I’ve been thinking, that the 15-20 minutes of shaking after every vasovagal syncope event are not psychogenic.  There’s a problem with the mind-body separation hypothesis, and it infects the diagnostic criteria for movement disorders.  The mainstream medical establishment wants to know if a non-epileptic seizure is psychogenic or physiologic.  I don’t see the distinction because the mind and body are not separate, but inextricably interactive at all times.

There is no shame in being anxious.  People are afraid of all sorts of things, because we’re human, and because not a single one of us has escaped trauma in our past.  Fear is a gift, when not overwhelming.  When I say I’m not anxious of needles or blood, it doesn’t mean I’m fearless.  Sure, I’ve got white coat syndrome, but that’s not what makes me shake.  It doesn’t help though, and biochemically speaking is something that makes it worse.

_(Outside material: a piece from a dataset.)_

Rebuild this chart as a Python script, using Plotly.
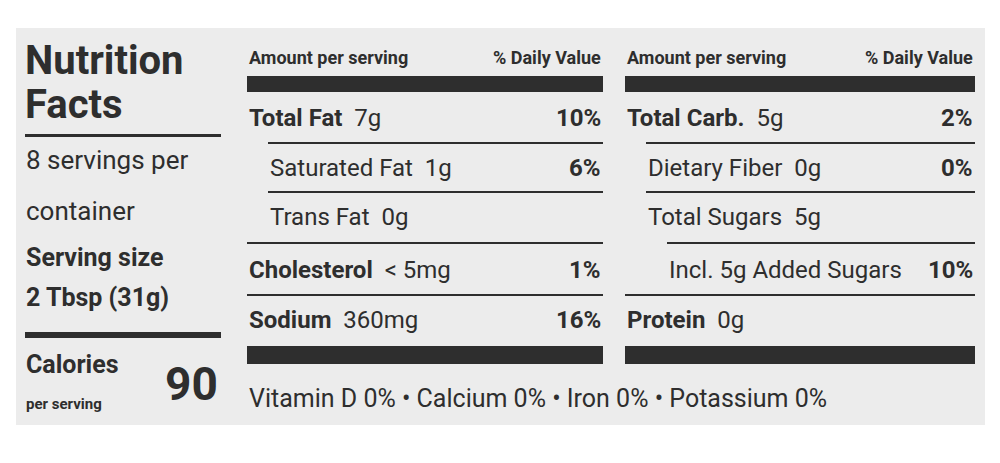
import plotly.graph_objects as go

FONT = "Roboto, Liberation Sans Narrow, sans-serif"
INK = "#2e2e2e"

serving_info = ["8 servings per", "container"]
serving_size = ["Serving size", "2 Tbsp (31g)"]
calories = "90"

left_names = ["Total Fat", "Saturated Fat", "Trans Fat", "Cholesterol", "Sodium"]
left_amounts = ["7g", "1g", "0g", "&lt; 5mg", "360mg"]
left_dv = ["10%", "6%", "", "1%", "16%"]
left_bold = [True, False, False, True, True]
left_indent = [0, 1, 1, 0, 0]

right_names = ["Total Carb.", "Dietary Fiber", "Total Sugars", "Incl. 5g Added Sugars", "Protein"]
right_amounts = ["5g", "0g", "5g", "", "0g"]
right_dv = ["2%", "0%", "", "10%", ""]
right_bold = [True, False, False, False, True]
right_indent = [0, 1, 1, 2, 0]

vitamins = "Vitamin D 0% • Calcium 0% • Iron 0% • Potassium 0%"

row_y = [118, 168, 217, 270, 320]
line_y = [143, 192, 243, 295]

fig = go.Figure()
shapes = []
ann = []

def rect(x0, y0, x1, y1, color=INK):
    shapes.append(dict(type="rect", x0=x0, x1=x1, y0=y0, y1=y1, fillcolor=color,
                       line=dict(width=0), layer="below" if color != INK else "above"))

def text(x, y, s, size, bold=False, anchor="left"):
    if bold:
        s = "<b>" + s + "</b>"
    ann.append(dict(x=x, y=y, text=s, showarrow=False, xanchor=anchor, yanchor="middle",
                    font=dict(family=FONT, size=size, color=INK)))

rect(16, 28, 985, 425, "#ececec")

text(23, 60, "Nutrition", 40, True)
text(23, 104, "Facts", 40, True)
rect(25, 134, 221, 137)
text(24, 160, serving_info[0], 26)
text(24, 211, serving_info[1], 26)
text(24, 257, serving_size[0], 25, True)
text(24, 297, serving_size[1], 25, True)
rect(25, 332, 221, 338)
text(24, 364, "Calories", 25, True)
text(24, 404, "per serving", 15, True)
text(220, 384, calories, 46, True, "right")

def column(x0, x1, names, amts, dvs, bolds, indents):
    text(x0, 57, "Amount per serving", 18, True)
    text(x1, 57, "% Daily Value", 18, True, "right")
    rect(x0, 76, x1, 92)
    for i, n in enumerate(names):
        xi = x0 + indents[i] * 21
        label = ("<b>" + n + "</b>" if bolds[i] else n) + ("  " + amts[i] if amts[i] else "")
        text(xi, row_y[i], label, 24)
        if dvs[i]:
            text(x1, row_y[i], dvs[i], 24, True, "right")
    for i, ly in enumerate(line_y):
        xi = x0 + indents[i + 1] * 21
        rect(xi, ly - 1, x1, ly + 1)
    rect(x0, 346, x1, 364)

column(247, 603, left_names, left_amounts, left_dv, left_bold, left_indent)
column(625, 975, right_names, right_amounts, right_dv, right_bold, right_indent)

text(247, 398, vitamins, 25)

fig.update_layout(
    width=1000, height=463, margin=dict(l=0, r=0, t=0, b=0),
    paper_bgcolor="white", plot_bgcolor="white",
    xaxis=dict(range=[8, 1008], visible=False, fixedrange=True),
    yaxis=dict(range=[471, 8], visible=False, fixedrange=True),
    shapes=shapes, annotations=ann, showlegend=False,
)
fig.write_html("out.html")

I’m going to speculate that the reason my shaking episodes look like parkinsons, and act like parkinsons, with akathisia, and a little dystonia thrown in for good measure, is because of 15-20 minutes of relative dopamine deficiency after an acetylcholine spike.  I’m going to speculate further that some dysautonomia tremors can be fixed with Benadryl, and some can be fixed with beta-blockers.  The medical forum comment cloud of people have already figured out that beta-blockers help sometimes, but I’ve never heard anybody describe a dysautonomia tremor as extrapyramidal, and I’ve never heard anybody try Benadryl, except maybe the mast cell activation syndrome people.

I’m not really interested in hearing that it is a “hysterical psychogenic pseudo-seizure.”  Words matter.  If you called it a transient relative dopamine deficiency instead?  Or a transient extrapyramidal response to neurocardiogenic syncope?  That is a lot better, because I’m not phobic, I’m not faking it, and it has a biochemical basis, which means it is potentially treatable, and even preventable.